Young, gifted and black

A timely new production of the near-forgotten play “Les Blancs” restores the voice of Lorraine Hansberry, the pioneering 20th-century African-American playwright, to the stage

By Tom Gardner

From Martin Luther King to Huey Newton and Malcolm X: the African-American struggle for equality has never been fought with a single voice. A new production of a near-forgotten play introduces what to many will be a new voice: the African-American playwright Lorraine Hansberry. Her dark, lacerating and loquacious drama “Les Blancs”, which is being staged at the National Theatre in London, offers a sideways look at the tensions of the civil-rights movement. Written shortly before her death in 1965 and first performed in 1970, it is set in a fictional African colony during a bloody nationalist uprising. But it can also be read, today as in the 1960s, as a statement about what was happening back home.

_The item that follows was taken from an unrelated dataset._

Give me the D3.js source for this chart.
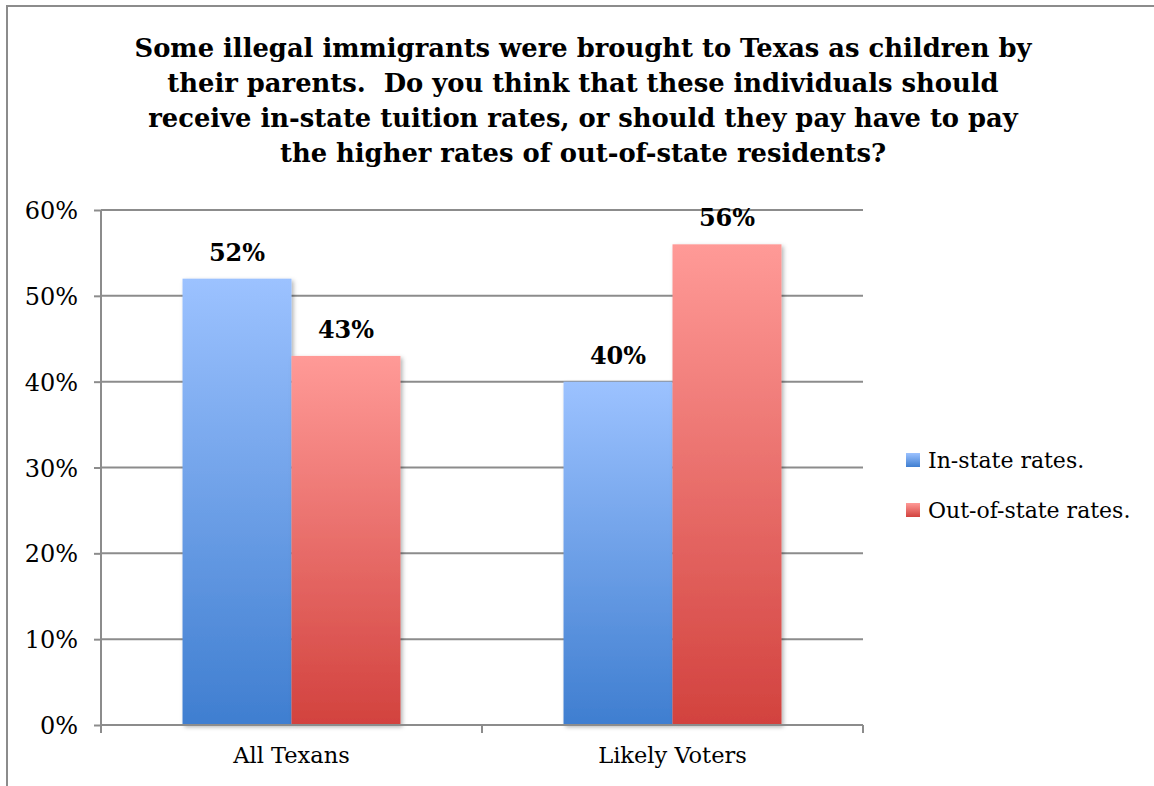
<!DOCTYPE html>
<html>
<head>
<meta charset="utf-8">
<script src="https://cdn.jsdelivr.net/npm/d3@7"></script>
<style>
  html, body { margin: 0; padding: 0; background: #fff; }
  svg { display: block; }
</style>
</head>
<body>
<svg id="chart" width="1154" height="786"></svg>
<script>
// Survey results: share preferring each tuition option, by group
const categories = ["All Texans", "Likely Voters"];
const seriesNames = ["In-state rates.", "Out-of-state rates."];
const inState = [52, 40];
const outOfState = [43, 56];
const yTicks = [0, 10, 20, 30, 40, 50, 60];
const titleLines = [
  "Some illegal immigrants were brought to Texas as children by",
  "their parents.  Do you think that these individuals should",
  "receive in-state tuition rates, or should they pay have to pay",
  "the higher rates of out-of-state residents?"
];

const series = [inState, outOfState];
const serif = "'DejaVu Serif', 'Liberation Serif', serif";

const svg = d3.select("#chart");
const W = 1154, H = 786;

// outer frame (open on the right and bottom)
svg.append("rect")
  .attr("x", 7).attr("y", 6)
  .attr("width", W).attr("height", H)
  .attr("fill", "none").attr("stroke", "#8c8c8c").attr("stroke-width", 2);

const plot = { left: 101, right: 863, top: 210, bottom: 725 };

const x0 = d3.scaleBand().domain(categories)
  .range([plot.left, plot.right]).paddingInner(0).paddingOuter(0);
const x1 = d3.scaleBand().domain(d3.range(seriesNames.length))
  .range([0, x0.bandwidth()]).paddingInner(0).paddingOuter(0.748);
const y = d3.scaleLinear().domain([0, 60]).range([plot.bottom, plot.top]);

// gradients and shadow
const defs = svg.append("defs");
const gradStops = [
  ["#9cc2ff", "#3f7ed0"],
  ["#ff9a97", "#d2423e"]
];
gradStops.forEach((c, i) => {
  const g = defs.append("linearGradient").attr("id", "grad" + i)
    .attr("x1", 0).attr("y1", 0).attr("x2", 0).attr("y2", 1);
  g.append("stop").attr("offset", "0%").attr("stop-color", c[0]);
  g.append("stop").attr("offset", "100%").attr("stop-color", c[1]);
});
const f = defs.append("filter").attr("id", "shadow")
  .attr("x", "-10%").attr("y", "-10%").attr("width", "130%").attr("height", "130%");
f.append("feDropShadow").attr("dx", 2).attr("dy", 2).attr("stdDeviation", 2)
  .attr("flood-color", "#000").attr("flood-opacity", 0.3);

// gridlines
svg.append("g").selectAll("line").data(yTicks.filter(t => t > 0)).join("line")
  .attr("x1", plot.left).attr("x2", plot.right)
  .attr("y1", d => y(d)).attr("y2", d => y(d))
  .attr("stroke", "#8c8c8c").attr("stroke-width", 2);

// y axis
const yAxis = d3.axisLeft(y).tickValues(yTicks).tickSize(7).tickPadding(16)
  .tickFormat(d => d + "%");
const gy = svg.append("g").attr("transform", `translate(${plot.left},0)`).call(yAxis);
gy.select(".domain").attr("stroke", "#8c8c8c").attr("stroke-width", 2)
  .attr("d", `M0,${plot.top}V${plot.bottom}`);
gy.selectAll(".tick line").attr("stroke", "#8c8c8c").attr("stroke-width", 2);
gy.selectAll(".tick text").attr("font-family", serif).attr("font-size", 24)
  .attr("fill", "#000").attr("dy", "0.36em");

// bars
const groups = svg.append("g").selectAll("g").data(categories).join("g")
  .attr("transform", d => `translate(${x0(d)},0)`);
groups.selectAll("rect")
  .data((d, ci) => series.map((s, si) => ({ si, v: s[ci] })))
  .join("rect")
  .attr("x", d => x1(d.si))
  .attr("width", x1.bandwidth())
  .attr("y", d => y(d.v))
  .attr("height", d => y(0) - y(d.v))
  .attr("fill", d => `url(#grad${d.si})`)
  .attr("filter", "url(#shadow)");

// value labels
groups.selectAll("text")
  .data((d, ci) => series.map((s, si) => ({ si, v: s[ci] })))
  .join("text")
  .attr("x", d => x1(d.si) + x1.bandwidth() / 2)
  .attr("y", d => y(d.v) - 18)
  .attr("text-anchor", "middle")
  .attr("font-family", serif).attr("font-weight", "bold").attr("font-size", 24)
  .attr("fill", "#000")
  .text(d => d.v + "%");

// x axis
const xAxis = d3.axisBottom(x0).tickSize(0).tickPadding(22);
const gx = svg.append("g").attr("transform", `translate(0,${plot.bottom})`).call(xAxis);
gx.select(".domain").remove();
gx.append("line").attr("x1", plot.left).attr("x2", plot.right)
  .attr("y1", 0).attr("y2", 0).attr("stroke", "#8c8c8c").attr("stroke-width", 2);
gx.selectAll(".sep").data([plot.left, plot.left + x0.bandwidth(), plot.right]).join("line")
  .attr("class", "sep")
  .attr("x1", d => d).attr("x2", d => d).attr("y1", 0).attr("y2", 8)
  .attr("stroke", "#8c8c8c").attr("stroke-width", 2);
gx.selectAll(".tick text").attr("font-family", serif).attr("font-size", 22.5)
  .attr("fill", "#000").attr("dy", "0.71em");

// legend
const legend = svg.append("g").attr("transform", "translate(906,453)");
const li = legend.selectAll("g").data(seriesNames).join("g")
  .attr("transform", (d, i) => `translate(0,${i * 50})`);
li.append("rect").attr("width", 14).attr("height", 14)
  .attr("fill", (d, i) => `url(#grad${i})`);
li.append("text").attr("x", 22).attr("y", 7).attr("dy", "0.36em")
  .attr("font-family", serif).attr("font-size", 22).attr("fill", "#000")
  .text(d => d);

// title
svg.append("g").selectAll("text").data(titleLines).join("text")
  .attr("x", 583).attr("y", (d, i) => 57 + i * 35)
  .attr("text-anchor", "middle")
  .attr("font-family", serif).attr("font-weight", "bold").attr("font-size", 25.8)
  .attr("fill", "#000")
  .attr("xml:space", "preserve")
  .style("white-space", "pre")
  .text(d => d);
</script>
</body>
</html>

Were Hansberry alive today, she might well have been a member of Black Lives Matter, the contemporary civil-rights movement notable for its female leadership and feminist thrust – a far cry from the hypermasculine Black Power of her day. She was the first African-American woman to have a play staged on Broadway, in 1959, with “A Raisin in the Sun”, a ground-breaking drama about a black family set in simmering postwar Chicago that echoed her family’s experience of informal segregation there. It prompted her friend James Baldwin, the African-American novelist and intellectual, to declare that she had managed to “put more of the truth of black people’s lives on the stage than any other playwright in the entire history of theatre.” She became the youngest winner of the New York Critics’ Play of the Year award, at the age of 29.